Feb 27, 2023 | Front, Even Front Structures, Defense, Coverage, Split Field Coverage Structures

By Mike Kuchar with Chad Byers
Inside Linebackers/Co-Defensive Coordinator
Furman University (SC)



For Coach Byers, the watershed moment came against NC State back in 2021. The season before, Coach Byers and the Furman staff were modeling their trap pressures off of what nearby Clemson was doing by inverting with the field safety. Problem was, they were continually giving up the hole shot in the vacated space created by the field safety invert.

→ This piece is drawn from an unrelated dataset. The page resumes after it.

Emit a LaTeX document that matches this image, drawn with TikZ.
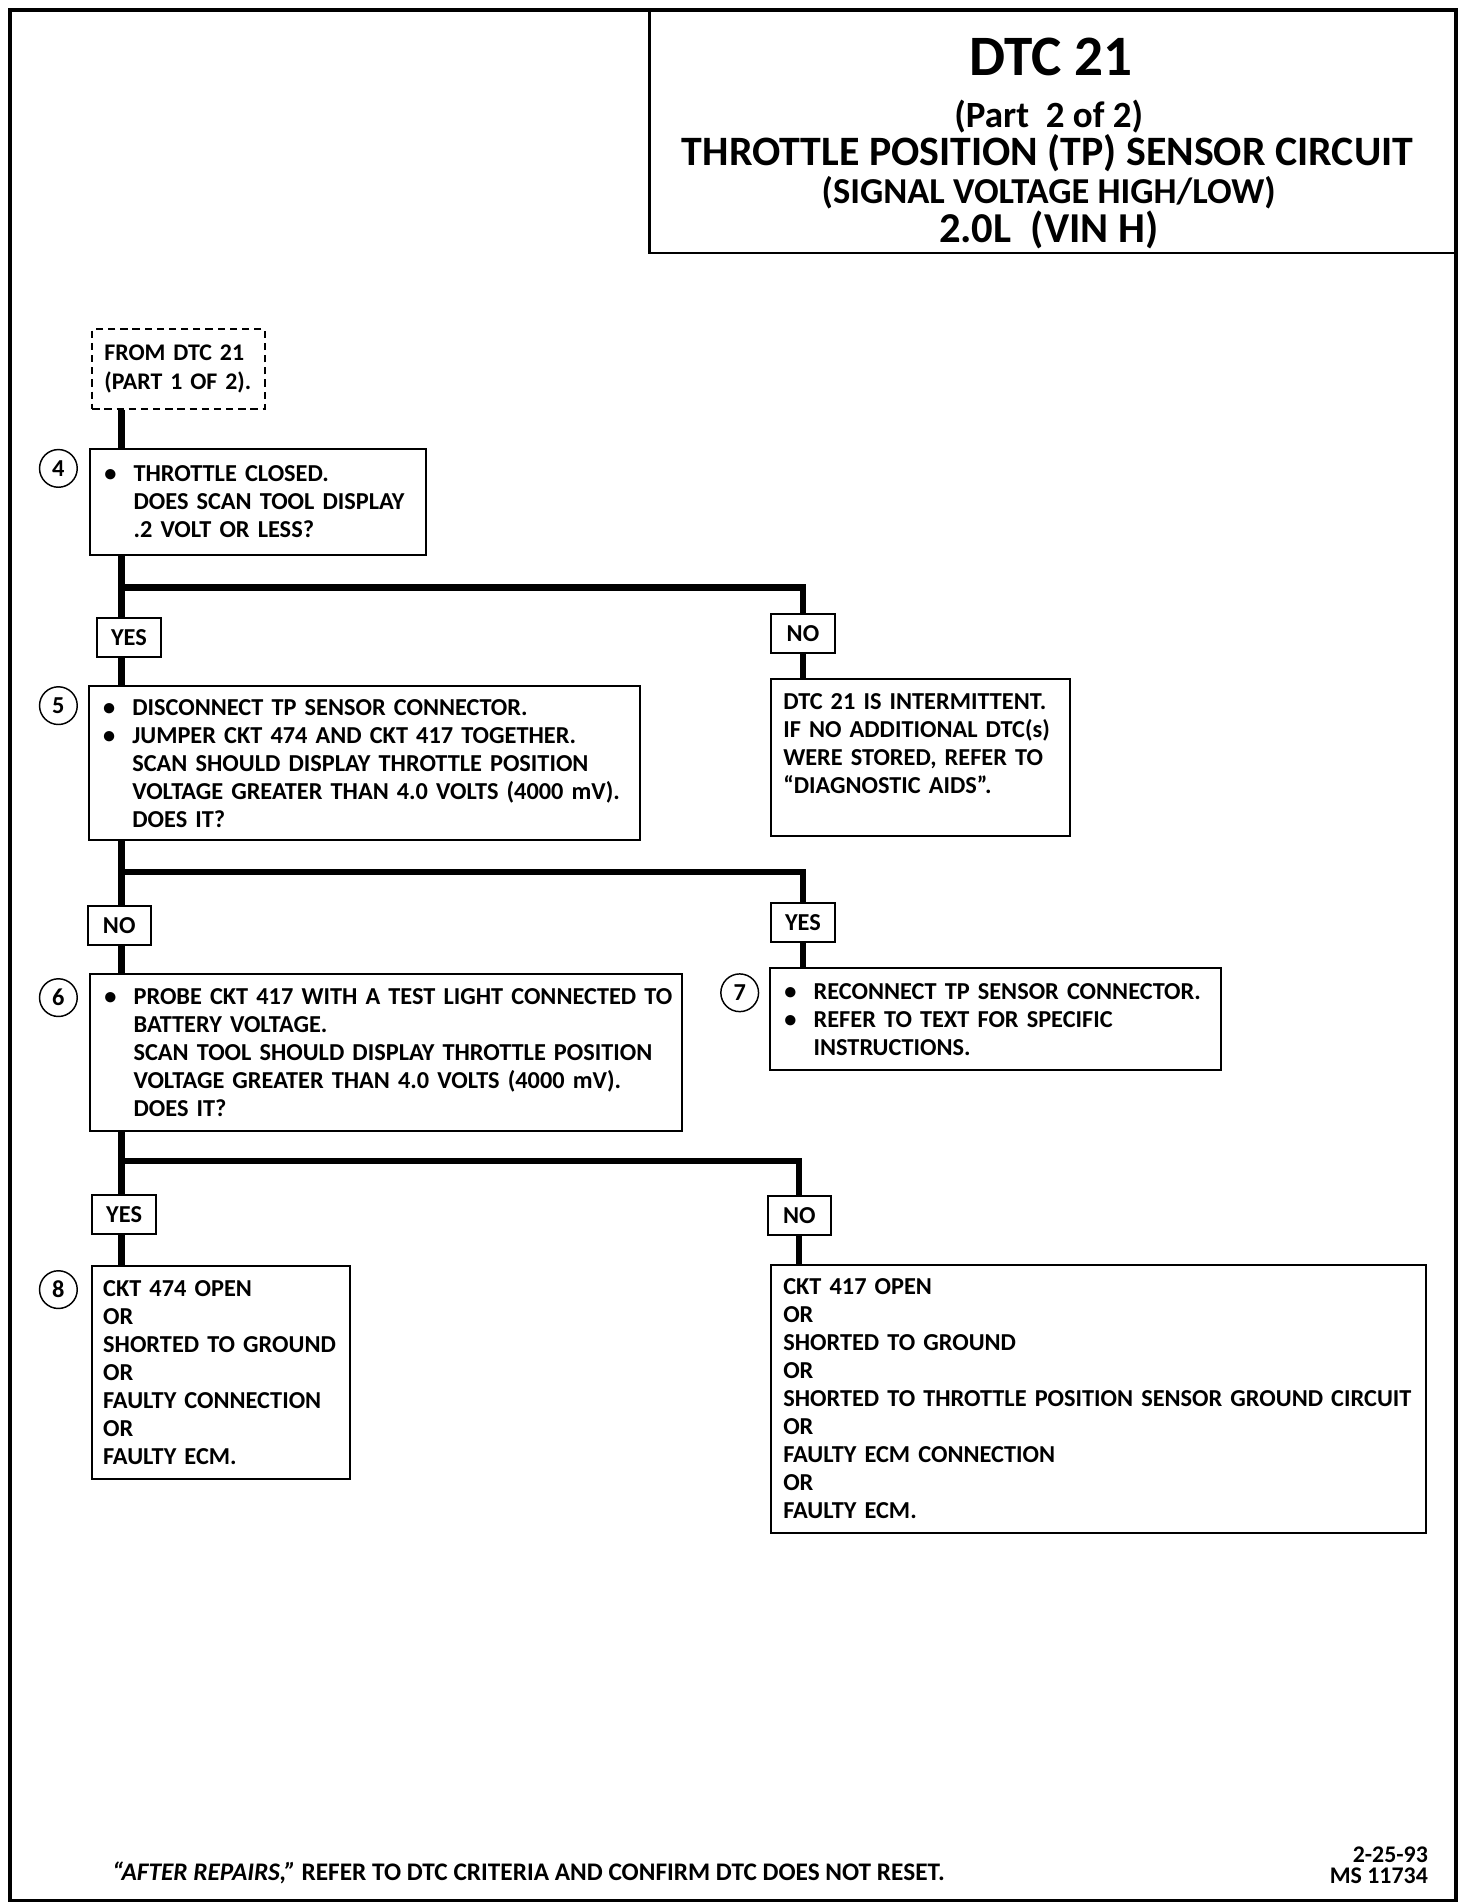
\documentclass[tikz,border=0pt]{standalone}
\usepackage{fontspec}
\setmainfont{Carlito}
\newcommand{\bul}{\makebox[12pt][l]{\textbullet}}
\newcommand{\ind}{\hspace*{12pt}}
\tikzset{
  box/.style={draw, line width=0.8pt, anchor=north west, align=left, inner xsep=5pt, inner ysep=0pt},
  tag/.style={draw, line width=0.8pt, minimum width=26pt, minimum height=16pt, inner sep=0pt},
  num/.style={draw, circle, line width=0.6pt, minimum size=15.5pt, inner sep=0pt},
  link/.style={line width=2.6pt},
  head/.style={anchor=base, inner sep=0pt}
}
\begin{document}
\begin{tikzpicture}[x=0.5pt, y=-0.5pt, font=\fontsize{10}{11.5}\selectfont\bfseries]
  \useasboundingbox (0,0) rectangle (1210,1565);
  \draw[line width=1.5pt] (8,8) rectangle (1197,1562);
  \node[draw, line width=1pt, anchor=north west, minimum width=331pt, minimum height=99.5pt] (title) at (533,8) {};
  \node[head, font=\fontsize{23.5}{23.5}\selectfont\bfseries] (t1) at (864,62) {DTC 21};
  \node[head, font=\fontsize{15.2}{15.2}\selectfont\bfseries] (t2) at (862,105) {(Part~ 2 of 2)};
  \node[head, font=\fontsize{17.2}{17.2}\selectfont\bfseries] (t3) at (861,136) {THROTTLE POSITION (TP) SENSOR CIRCUIT};
  \node[head, font=\fontsize{15}{15}\selectfont\bfseries] (t4) at (862,167) {(SIGNAL VOLTAGE HIGH/LOW)};
  \node[head, font=\fontsize{17.5}{17.5}\selectfont\bfseries] (t5) at (862,199) {2.0L~ (VIN H)};

  \node[box, dashed, dash pattern=on 3pt off 2pt, text width=61pt, minimum height=32.5pt, font=\fontsize{9.8}{12}\selectfont\bfseries] (from) at (75,270) {FROM DTC 21\\(PART 1 OF 2).};
  \node[box, inner xsep=6pt, text width=126pt, minimum height=43.5pt] (q4) at (73,368) {\bul THROTTLE CLOSED.\\\ind DOES SCAN TOOL DISPLAY\\\ind .2 VOLT OR LESS?};
  \node[box, inner xsep=6pt, text width=214.5pt, minimum height=63.5pt] (q5) at (72,563) {\bul DISCONNECT TP SENSOR CONNECTOR.\\\bul JUMPER CKT 474 AND CKT 417 TOGETHER.\\\ind SCAN SHOULD DISPLAY THROTTLE POSITION\\\ind \mbox{VOLTAGE GREATER THAN 4.0 VOLTS (4000 mV).}\\\ind DOES IT?};
  \node[box, text width=113pt, minimum height=64.5pt] (intm) at (633,557) {DTC 21 IS INTERMITTENT.\\IF NO ADDITIONAL DTC(s)\\WERE STORED, REFER TO\\``DIAGNOSTIC AIDS''.\\~};
  \node[box, inner xsep=6pt, text width=231.5pt, minimum height=64.5pt] (q6) at (73,800) {\bul \mbox{PROBE CKT 417 WITH A TEST LIGHT CONNECTED TO}\\\ind BATTERY VOLTAGE.\\\ind SCAN TOOL SHOULD DISPLAY THROTTLE POSITION\\\ind VOLTAGE GREATER THAN 4.0 VOLTS (4000 mV).\\\ind DOES IT?};
  \node[box, inner xsep=6pt, text width=173.5pt, minimum height=42pt] (q7) at (632,795) {\bul \mbox{RECONNECT TP SENSOR CONNECTOR.}\\\bul REFER TO TEXT FOR SPECIFIC\\\ind INSTRUCTIONS.};
  \node[box, inner xsep=4.5pt, text width=97pt, minimum height=87.5pt] (q8) at (75,1040) {CKT 474 OPEN\\OR\\\mbox{SHORTED TO GROUND}\\OR\\\mbox{FAULTY CONNECTION}\\OR\\FAULTY ECM.};
  \node[box, inner xsep=5pt, text width=259pt, minimum height=110pt] (r9) at (633,1039) {CKT 417 OPEN\\OR\\SHORTED TO GROUND\\OR\\\mbox{SHORTED TO THROTTLE POSITION SENSOR GROUND CIRCUIT}\\OR\\FAULTY ECM CONNECTION\\OR\\FAULTY ECM.};

  \node[num] (c4) at (48,385) {4};
  \node[num] (c5) at (48,580) {5};
  \node[num] (c6) at (48,820) {6};
  \node[num] (c7) at (608,816) {7};
  \node[num] (c8) at (48,1060) {8};

  \node[tag] (yes1) at (106,524) {YES};
  \node[tag] (no1) at (660,521) {NO};
  \node[tag] (no2) at (98,761) {NO};
  \node[tag] (yes2) at (660,758) {YES};
  \node[tag] (yes3) at (102,998) {YES};
  \node[tag] (no3) at (657,999) {NO};

  \coordinate (t) at (100,0);
  \coordinate (b1) at (100,483);
  \coordinate (b2) at (100,717);
  \coordinate (b3) at (100,954);
  \draw[link] (from.south -| t) -- (q4.north -| t);
  \draw[link] (q4.south -| t) -- (yes1.north -| t);
  \draw[link] (b1) -| (no1.north);
  \draw[link] (yes1.south -| t) -- (q5.north -| t);
  \draw[link] (no1.south) -- (intm.north -| no1);
  \draw[link] (q5.south -| t) -- (no2.north -| t);
  \draw[link] (b2) -| (yes2.north);
  \draw[link] (no2.south -| t) -- (q6.north -| t);
  \draw[link] (yes2.south) -- (q7.north -| yes2);
  \draw[link] (q6.south -| t) -- (yes3.north -| t);
  \draw[link] (b3) -| (no3.north);
  \draw[link] (yes3.south -| t) -- (q8.north -| t);
  \draw[link] (no3.south) -- (r9.north -| no3);

  \node[anchor=base west, inner sep=0pt, font=\fontsize{10.4}{11}\selectfont\bfseries] (note) at (92,1546) {\textit{``AFTER REPAIRS,''} REFER TO DTC CRITERIA AND CONFIRM DTC DOES NOT RESET.};
  \node[anchor=south east, align=right, inner sep=0pt, font=\fontsize{9.8}{9}\selectfont\bfseries] (ref) at (1174,1549) {2-25-93\\MS 11734};
\end{tikzpicture}
\end{document}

The field safety is not in good position to wall number two to the field, giving up a big play before the boundary safety can rotate.


The defensive staff at Furman loved field trap coverage with pressure so, directly after the season the staff kept the same coverage but started to invert with the boundary safety, providing a different look for the quarterback, particularly those trying to identify coverages by scanning the boundary safety.

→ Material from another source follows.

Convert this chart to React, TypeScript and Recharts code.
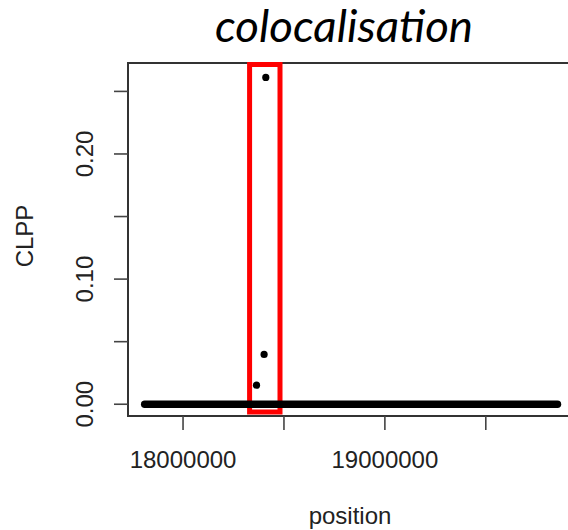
import React from "react";
import {
  ComposedChart,
  XAxis,
  YAxis,
  Scatter,
  Line,
  ReferenceArea,
} from "recharts";

// ---- data ----
const xTicks = [18000000, 18500000, 19000000, 19500000];
const xLabeledTicks = [18000000, 19000000];
const yTicks = [0, 0.05, 0.1, 0.15, 0.2, 0.25];
const yLabeledTicks = [0, 0.1, 0.2];

// non-zero CLPP SNPs
const snpPosition = [18363900, 18401600, 18410000];
const snpClpp = [0.0152, 0.0398, 0.2612];

// extent of the dense run of SNPs with CLPP = 0
const zeroPositions = [17810000, 19855000];
const zeroClpp = [0, 0];

// highlighted region (red box)
const highlightX = [18329700, 18480400];
const highlightY = [-0.0062, 0.2715];

const xDomain = [17727300, 19937000];
const yDomain = [-0.0094, 0.2727];

const snpData = snpPosition.map((p, i) => ({ pos: p, clpp: snpClpp[i] }));
const zeroData = zeroPositions.map((p, i) => ({ pos: p, clpp: zeroClpp[i] }));

const FONT = "'Liberation Sans', Arial, Helvetica, sans-serif";
const TEXT_FILL = "#222";

const XTick = (props: any) => {
  const { x, y, payload } = props;
  if (!xLabeledTicks.includes(payload.value)) return null;
  return (
    <text
      x={x}
      y={y + 36}
      textAnchor="middle"
      fontFamily={FONT}
      fontSize={24}
      fill={TEXT_FILL}
    >
      {String(payload.value)}
    </text>
  );
};

const YTick = (props: any) => {
  const { x, y, payload } = props;
  if (!yLabeledTicks.some((t) => Math.abs(t - payload.value) < 1e-9)) return null;
  const bx = x - 18.7;
  return (
    <text
      x={bx}
      y={y}
      transform={`rotate(-90, ${bx}, ${y})`}
      textAnchor="middle"
      fontFamily={FONT}
      fontSize={24}
      fill={TEXT_FILL}
    >
      {Number(payload.value).toFixed(2)}
    </text>
  );
};

const Dot = (props: any) => (
  <circle cx={props.cx} cy={props.cy} r={3.6} fill="#000" />
);

export default function App() {
  return (
    <div
      style={{
        position: "absolute",
        left: 0,
        top: 0,
        width: 568,
        height: 530,
        overflow: "hidden",
        background: "#fff",
      }}
    >
      <ComposedChart
        width={590}
        height={530}
        margin={{ top: 63, right: 16, bottom: 0, left: 0 }}
      >
        <XAxis
          dataKey="pos"
          type="number"
          domain={xDomain}
          ticks={xTicks}
          allowDataOverflow
          height={114}
          axisLine={false}
          tickSize={14}
          tickMargin={2}
          tickLine={{ stroke: "#444", strokeWidth: 1.6 }}
          tick={<XTick />}
          interval={0}
        />
        <YAxis
          dataKey="clpp"
          type="number"
          domain={yDomain}
          ticks={yTicks}
          allowDataOverflow
          width={128}
          axisLine={false}
          tickSize={14}
          tickMargin={2}
          tickLine={{ stroke: "#444", strokeWidth: 1.6 }}
          tick={<YTick />}
          interval={0}
        />
        <ReferenceArea
          x1={xDomain[0]}
          x2={xDomain[1]}
          y1={yDomain[0]}
          y2={yDomain[1]}
          stroke="#333"
          strokeWidth={2}
          fill="none"
          fillOpacity={0}
          ifOverflow="visible"
        />
        <ReferenceArea
          x1={highlightX[0]}
          x2={highlightX[1]}
          y1={highlightY[0]}
          y2={highlightY[1]}
          stroke="#ff0000"
          strokeWidth={5}
          fill="none"
          fillOpacity={0}
          ifOverflow="visible"
        />
        <Line
          data={zeroData}
          dataKey="clpp"
          type="linear"
          stroke="#000"
          strokeWidth={7.5}
          strokeLinecap="round"
          dot={false}
          activeDot={false}
          isAnimationActive={false}
        />
        <Scatter
          data={snpData}
          dataKey="clpp"
          shape={<Dot />}
          isAnimationActive={false}
        />
        <text
          x={344}
          y={42}
          textAnchor="middle"
          fontFamily="Lato, 'Open Sans', sans-serif"
          fontStyle="italic"
          fontSize={44}
          textLength={258}
          lengthAdjust="spacingAndGlyphs"
          fill="#000"
        >
          colocalisation
        </text>
        <text
          x={350}
          y={524}
          textAnchor="middle"
          fontFamily={FONT}
          fontSize={24}
          fill={TEXT_FILL}
        >
          position
        </text>
        <text
          x={33}
          y={236}
          transform="rotate(-90, 33, 236)"
          textAnchor="middle"
          fontFamily={FONT}
          fontSize={24}
          fill={TEXT_FILL}
        >
          CLPP
        </text>
      </ComposedChart>
    </div>
  );
}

While Coach Byers admits it’s a long way to go for that safety and may tip off single high rotation- something the Paladins don’t major in as more of a two-high outfit- the alteration proved to be a better answer for the continual horizontal pass game prevalent in the Southern Conference. “We used to start with the field safety working off number two and the boundary safety pushing for high hole but we don’t run enough cover one to supplement or disguise that,” he said. “We switched it up with safeties to give less of a honey hole.”

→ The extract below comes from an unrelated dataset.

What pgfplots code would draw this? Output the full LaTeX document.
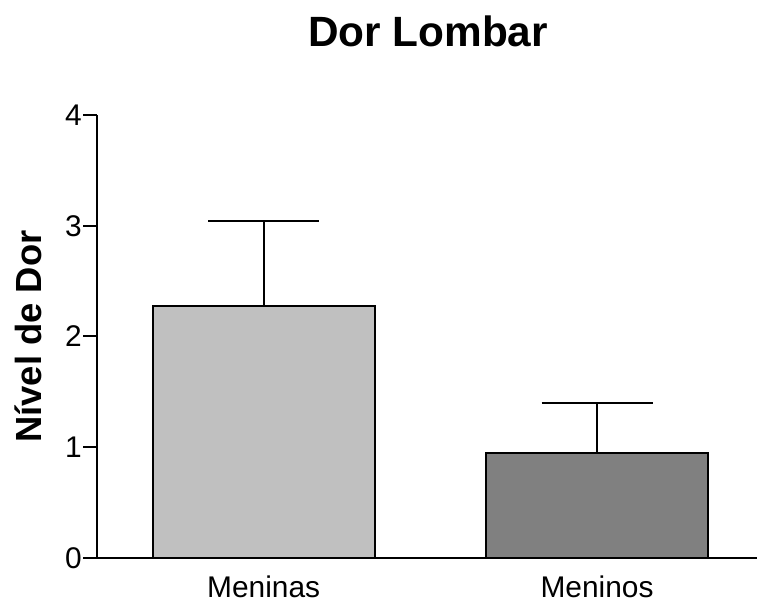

Field Trap Pressure Responsibilities:

Furman is a conventional Even front defense that plays with Nickel personnel, including a hybrid outside linebacker/defensive end to the boundary. While they rotate between Even and Odd spacing, this particular pressure will resemble a 4-2-5 look. The Nickel (Spur) and Mike linebacker are tied to the pressure while with the back end will have the following responsibilities:

Boundary Safety- “WIC” (wall in breaks and carry verts) on number two

Boundary Corner- Halves coverage to boundary

Boundary Outside Linebacker (Bandit)- boundary flat

Boundary Inside Linebacker (Will)- “WIC” on number three

Free Safety- Halves coverage to field

Field Corner- Field Flat



Best Practices:

The adjustment proved to be fruitful for the Paladins defense. They ran it on 24 snaps this past season and helped catapult a defense that ranked 10th in scoring defense (20.2 ppg) and 11th in 3rd down defense at the FCS level. It became a go-to for Coach Byers on second and long or second and medium to get teams in third and long.

“The only route you’re weak on is a hitch to number two but nobody lives off of that so it doesn’t affect you too much, and should be a Catch-tackle,” he said. “The dig by number two may be open if WIC player doesn’t have great eye discipline because his wall won’t be as efficient as it should be.”

The field trap coverage and new pressure pattern- which is addressed below- held up against RPO concepts and two-back offense because of the wall two player to the pressure side. It also was an efficient pressure against bunch or cluster formations because the shorter edge produced by the trap corner allows him to play anything out to the flat right way. It brings the corner closer to the formation. And in most cases, offenses do not run those RPO concepts from compressed formations.